Süddeutsche Zeitung

Umwelt:Ödnis auf dem Meeresgrund

Seegraswiesen schwinden fast ebenso schnell wie der tropische Regenwald. Sie sind auch ähnlich wichtig für das ökologische Gleichgewicht der Erde. Trotzdem kümmert das kaum jemanden.

Von Gabriele Kerber

In der kleinen Badebucht auf Hawaii sind die meisten Urlauber damit beschäftigt, Unterwasser-Selfies zu machen. Kaum einer sieht die große Grüne Meeresschildkröte, die wenige Meter neben den Touristen schwimmt und das Seegras abweidet. Dass das Tier unentdeckt bleibt, liegt nicht nur an der fehlenden Aufmerksamkeit der Menschen, sondern auch am trüben Wasser. Lange wird es die Schildkröten in dieser Bucht wohl nicht mehr geben, denn ihr Futter, das Seegras, kann im trüben Wasser nicht überleben. Es braucht Sonnenlicht, um Fotosynthese zu betreiben, aber aufgewirbelter Sand und Algen im Wasser schlucken das Licht. Das ist nicht nur vor Hawaii ein Problem: Seegraswiesen, die Weiden der Meere, sind fast überall auf der Welt bedroht.

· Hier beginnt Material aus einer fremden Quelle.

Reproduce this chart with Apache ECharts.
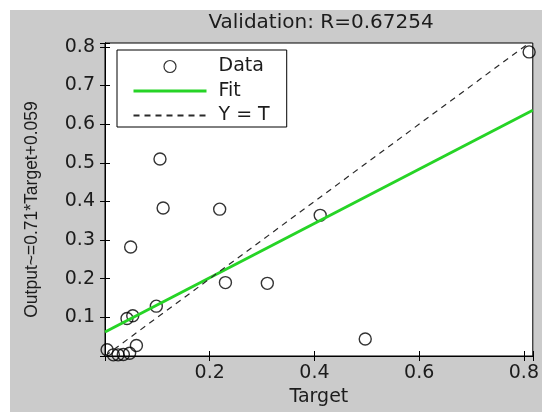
<!DOCTYPE html>
<html>
<head>
<meta charset="utf-8">
<script src="https://cdn.jsdelivr.net/npm/echarts@6/dist/echarts.min.js"></script>
<style>
  html, body { margin: 0; padding: 0; background: #fff; }
  #chart { width: 542px; height: 412px; }
</style>
</head>
<body>
<div id="chart"></div>
<script>
// values
var targets = [0.105, 0.111, 0.219, 0.411, 0.049, 0.230, 0.310, 0.098, 0.042, 0.053, 0.497, 0.004, 0.016, 0.025, 0.035, 0.047, 0.060, 0.810]
var outputs = [0.510, 0.383, 0.380, 0.364, 0.282, 0.190, 0.188, 0.129, 0.097, 0.104, 0.044, 0.016, 0.003, 0.003, 0.004, 0.007, 0.027, 0.787]
var fitTarget = [0, 0.817]
var fitOutput = [0.062, 0.636]
var identityLine = [0, 0.817]
var xMax = 0.817
var yMax = 0.81
var titleText = 'Validation: R=0.67254'
var yName = 'Output~=0.71*Target+0.059'
var xName = 'Target'

var font = 'DejaVu Sans'
var textColor = '#1c1c1c'

function tickFmt(step) {
  return function (v) {
    var k = v / step
    if (v <= 0 || Math.abs(k - Math.round(k)) > 1e-6) return ''
    return v.toFixed(1)
  }
}

function pairs(xs, ys) {
  var out = []
  for (var i = 0; i < xs.length; i++) out.push([xs[i], ys[i]])
  return out
}

var chart = echarts.init(document.getElementById('chart'))

chart.setOption({
  backgroundColor: '#fff',
  animation: false,
  graphic: [{
    type: 'rect',
    left: 10, top: 10, z: -10,
    shape: { width: 532, height: 402 },
    style: { fill: '#cbcbcb' }
  }],
  title: {
    text: titleText,
    left: 321,
    top: 13,
    padding: 0,
    textAlign: 'center',
    textStyle: { fontFamily: font, fontSize: 20, fontWeight: 'normal', color: textColor }
  },
  legend: {
    orient: 'vertical',
    left: 117,
    top: 50,
    padding: [7, 17, 2, 15],
    itemWidth: 73,
    itemHeight: 12,
    itemGap: 5.5,
    backgroundColor: '#fff',
    borderColor: '#000',
    borderWidth: 1,
    borderRadius: 0,
    textStyle: { fontFamily: font, fontSize: 19, color: textColor, padding: [0, 0, 0, 7] },
    data: [
      { name: 'Data', itemStyle: { borderWidth: 1.2 } },
      { name: 'Fit', itemStyle: { opacity: 0 }, lineStyle: { width: 3 } },
      { name: 'Y = T', itemStyle: { opacity: 0 } }
    ]
  },
  grid: {
    left: 105,
    right: 4,
    top: 43,
    bottom: 49,
    show: true,
    backgroundColor: '#fff',
    borderColor: '#000',
    borderWidth: 1
  },
  xAxis: [{
    type: 'value',
    position: 'bottom',
    min: 0, max: xMax, interval: 0.2,
    name: xName,
    nameLocation: 'middle',
    nameGap: 32,
    nameTextStyle: { fontFamily: font, fontSize: 19, color: textColor },
    axisLine: { show: true, lineStyle: { color: '#000', width: 1 } },
    axisTick: { show: true, inside: true, length: 5, lineStyle: { color: '#000' } },
    axisLabel: { formatter: tickFmt(0.2), margin: 8, fontFamily: font, fontSize: 19, color: textColor },
    splitLine: { show: false }
  }, {
    type: 'value',
    position: 'top',
    min: 0, max: xMax, interval: 0.2,
    axisLine: { show: true, lineStyle: { color: '#000', width: 1 } },
    axisTick: { show: true, inside: true, length: 5, lineStyle: { color: '#000' } },
    axisLabel: { show: false },
    splitLine: { show: false }
  }],
  yAxis: [{
    type: 'value',
    position: 'left',
    min: 0, max: yMax, interval: 0.1,
    name: yName,
    nameLocation: 'middle',
    nameGap: 64,
    nameRotate: 90,
    nameTextStyle: { fontFamily: 'Liberation Sans', fontSize: 17.5, color: textColor, padding: [0, 20, 0, 0] },
    axisLine: { show: true, lineStyle: { color: '#000', width: 1 } },
    axisTick: { show: true, inside: true, length: 5, lineStyle: { color: '#000' } },
    axisLabel: { formatter: tickFmt(0.1), margin: 10, fontFamily: font, fontSize: 19, color: textColor },
    splitLine: { show: false }
  }, {
    type: 'value',
    position: 'right',
    min: 0, max: yMax, interval: 0.1,
    axisLine: { show: true, lineStyle: { color: '#000', width: 1 } },
    axisTick: { show: true, inside: true, length: 5, lineStyle: { color: '#000' } },
    axisLabel: { show: false },
    splitLine: { show: false }
  }],
  series: [{
    name: 'Data',
    type: 'scatter',
    clip: false,
    symbol: 'circle',
    symbolSize: 12,
    itemStyle: { color: 'rgba(0,0,0,0)', borderColor: '#000', borderWidth: 1.4 },
    data: pairs(targets, outputs),
    z: 3
  }, {
    name: 'Fit',
    type: 'line',
    symbol: 'none',
    lineStyle: { color: '#26d426', width: 3 },
    itemStyle: { color: 'rgba(0,0,0,0)' },
    data: pairs(fitTarget, fitOutput),
    z: 4
  }, {
    name: 'Y = T',
    type: 'line',
    symbol: 'none',
    lineStyle: { color: '#2a2a2a', width: 1.2, type: [6, 5] },
    itemStyle: { color: 'rgba(0,0,0,0)' },
    data: pairs(identityLine, identityLine),
    z: 4
  }]
})
</script>
</body>
</html>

Derzeit sind von den Tropen bis in die Subpolargebiete 72 Seegrasarten bekannt. Jede fünfte ist nach der Weltnaturschutz-Union IUCN stark gefährdet, gefährdet oder potenziell gefährdet. Nach einer Übersicht, die vor einiger Zeit im Fachmagazin PNAS erschien, schrumpfen die Wiesen weltweit jährlich um etwa sieben Prozent. Die Zerstörung schreitet damit ähnlich dramatisch voran wie jene von Regenwäldern oder Korallenriffen, nur dass das Seegras nicht annähernd die gleiche Aufmerksamkeit bekommt. Zu schaffen macht den Wiesen vor allem das Wasser, das von Sedimenten getrübt und mit Nährstoffen überdüngt wird, die Flüsse in die küstennahen Meeresregionen bringen.

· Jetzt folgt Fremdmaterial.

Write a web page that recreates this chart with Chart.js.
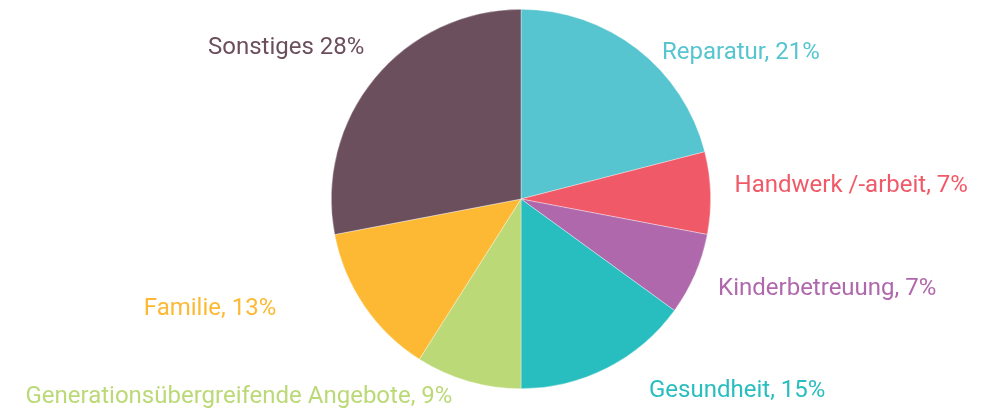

Tobias Dolch vom Alfred-Wegener-Institut (Awi) auf Sylt untersucht Seegraswiesen seit Jahren. "Der ganze Metabolismus dieser Pflanze ist nicht darauf ausgelegt, mit hohen Nährstoffeinträgen umzugehen", sagt er. "Da gibt es halt Begleiterscheinungen, zum Beispiel opportunistische Makroalgen, die richtig dicke Matten ausbilden und Seegras einfach ersticken." Oder Pflanzen und Algen, die auf den Seegras-Blättern wachsen und mit diesen um das Licht konkurrieren.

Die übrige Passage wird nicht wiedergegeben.